New York District Attorney Alvin Bragg's latest moves suggest prosecutors are nearing a decision about charging former President Trump in connection with a $130,000 hush payment to adult film star Stormy Daniels before the 2016 presidential election.
The Manhattan district attorney's office this week escalated the fight by empaneling another grand jury in the case and presenting witnesses.
Legal experts and a former colleague of Bragg's said the Democratic attorney's actions indicate prosecutors are edging closer to possible charges against Trump.
"If they actually are presenting witnesses, the first thing I said is, 'Oh, this is real. They're going for it,'" said Catherine Christian, a former financial fraud prosecutor in Bragg's office who was not involved in the investigation.
Trump has downplayed the development in a series of Truth Social posts, arguing Bragg should focus on fighting crime in New York.
The former president painted the investigation as a witch hunt and warned about statutes of limitations, referring to the time window in which prosecutors can bring charges.
"Some Radical Left crazies, coupled with 'ratings crushed' and failing Fake News, are trying to get [Bragg] to go the prosecutorial misconduct route, and take on certain very weak cases which are dead anyway based on the Statute of Limitations. FIGHT VIOLENT CRIME!" Trump posted on Wednesday.
Trump attorney Ronald Fischetti and Bragg spokeswoman Danielle Filson did not return requests for comment for this story.
The controversy surrounding Trump and Daniels began when Trump's longtime personal attorney, Michael Cohen, made a $130,000 payment to Daniels in October 2016 to stop her from publicly alleging she had an affair with Trump. Trump has denied the affair.
Cohen later pleaded guilty to federal campaign finance violations. He claimed that Trump directed him to make the payment and that Trump reimbursed him in monthly installments that included a bonus, even presenting one of the purported checks to lawmakers at a 2019 committee hearing.
Bragg could attempt to bring state charges of falsifying business records against the former president if prosecutors can show that Trump, with an intent to defraud, was personally involved in unlawfully designating Cohen's reimbursements a legal expense.
That misdemeanor would carry up to a year in jail, but a felony version of the crime could carry up to four years.
For prosecutors to pursue the charge, they would additionally need to show the fraud included an intent to commit another crime.
Legal experts suggest that could involve breaking state campaign finance or tax laws, but they questioned if a federal campaign finance violation would suffice.
Prosecutors would also need to grapple with the five-year statute of limitations on most New York felonies. Many known allegations involve transactions in 2016 and 2017.

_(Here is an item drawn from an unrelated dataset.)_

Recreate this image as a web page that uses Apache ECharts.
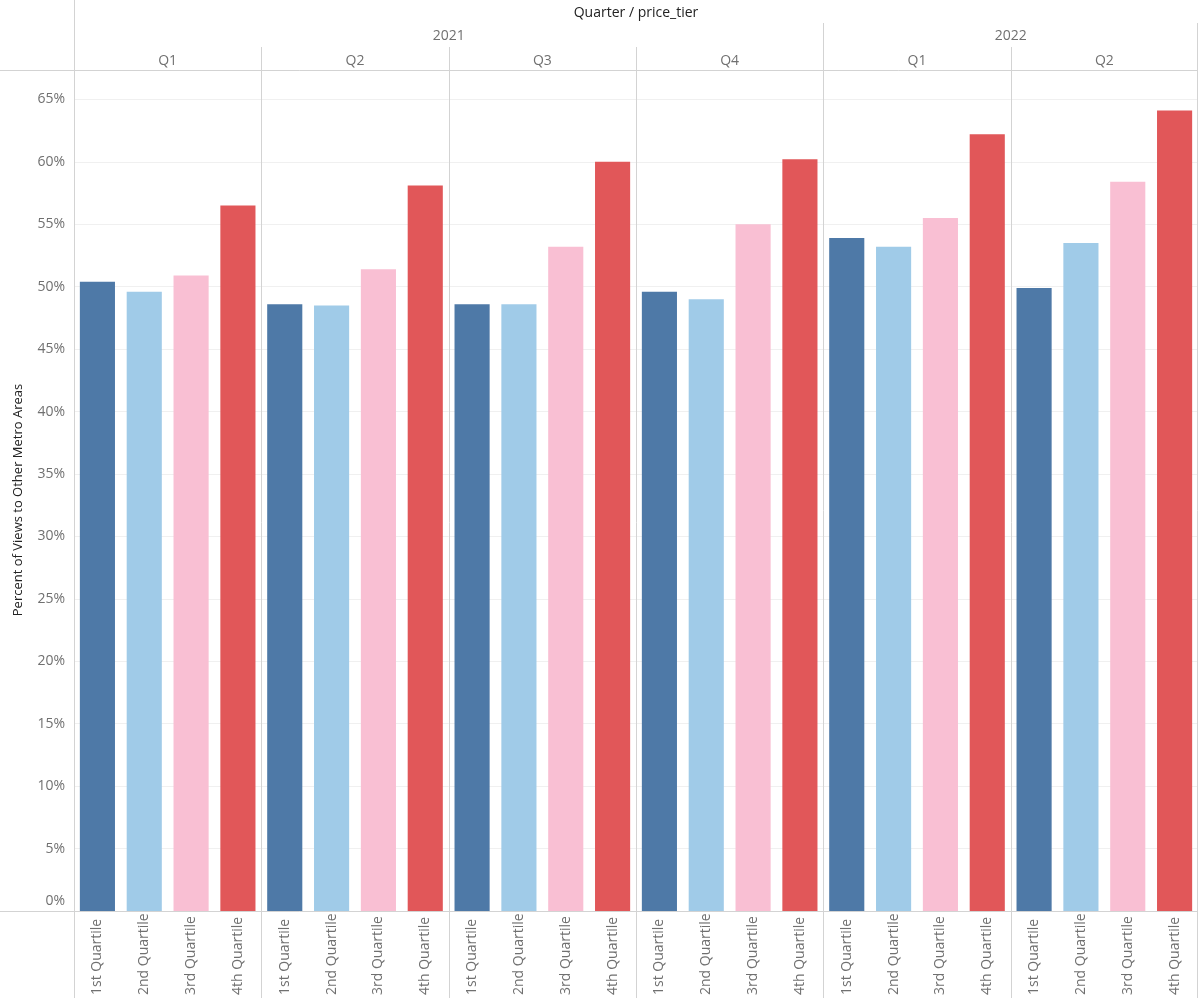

Christian insisted Bragg wouldn't have moved forward with the grand jury if he was too late, suggesting a legal doctrine might be in play that allows prosecutors to bring charges after the deadline in certain circumstances, known as tolling.
"I assume - these are very competent people - they found a reason why it was tolled in this case, possibly because he's been out of the jurisdiction," said Christian, who is now a partner at Liston Abramson.
If the case gets to the merits, proving either charge could also heavily rely on the testimony of Cohen, a convicted felon.
"I do think Michael Cohen comes with some credibility, given his current track record of cooperation. But we'll see. He'll definitely be attacked," said William "Widge" Devaney, a former assistant U.S. attorney in New Jersey who is now a partner at Baker & McKenzie.
Cohen said on Wednesday that he recently spoke to Bragg's office and provided his cellphone, describing it as a "reinvigorated" investigation.
"I've said all along that I thought the DA's case is by far the simplest to prove, and it is the most destructive to Donald Trump individually, and to his business as well," Cohen told CNN's Don Lemon. "I do believe that he will see repercussions for the first time in almost his entire life."
The grand jury could also end without bringing any charges, as did one earlier in the investigation.
Cyrus Vance Jr., Bragg's predecessor and the one who began the probe, convened a previous grand jury as the investigation expanded from the hush payment to an additional prong of whether Trump and his businesses unlawfully manipulated asset values for tax and loan benefits.
After Bragg took over, that grand jury expired without levying any charges against the former president.
At the time, the investigation seemed to lose steam. Two top prosecutors who expressed a desire to charge Trump resigned, indicating that Bragg had stopped pursuing the indictment.
In the months since, Bragg has secured convictions for the Trump Organization and its former chief financial officer, Allen Weisselberg, on charges related to executive perks.
Now, the hush payment and the president himself have reemerged as a focus in just one of multiple legal battles involving the former president. Trump could become the first former president to face an indictment.
Federal investigations into the mishandling of classified records at Mar-a-Lago and efforts to block the 2020 transition of power also continue. A district attorney in Georgia is investigating Trump's actions following the 2020 election, and the New York attorney general is also pursuing a civil lawsuit against the former president.
"On one level, I think Bragg doesn't want to be left out of the party if there are going to be additional criminal charges brought against Trump," said Devaney.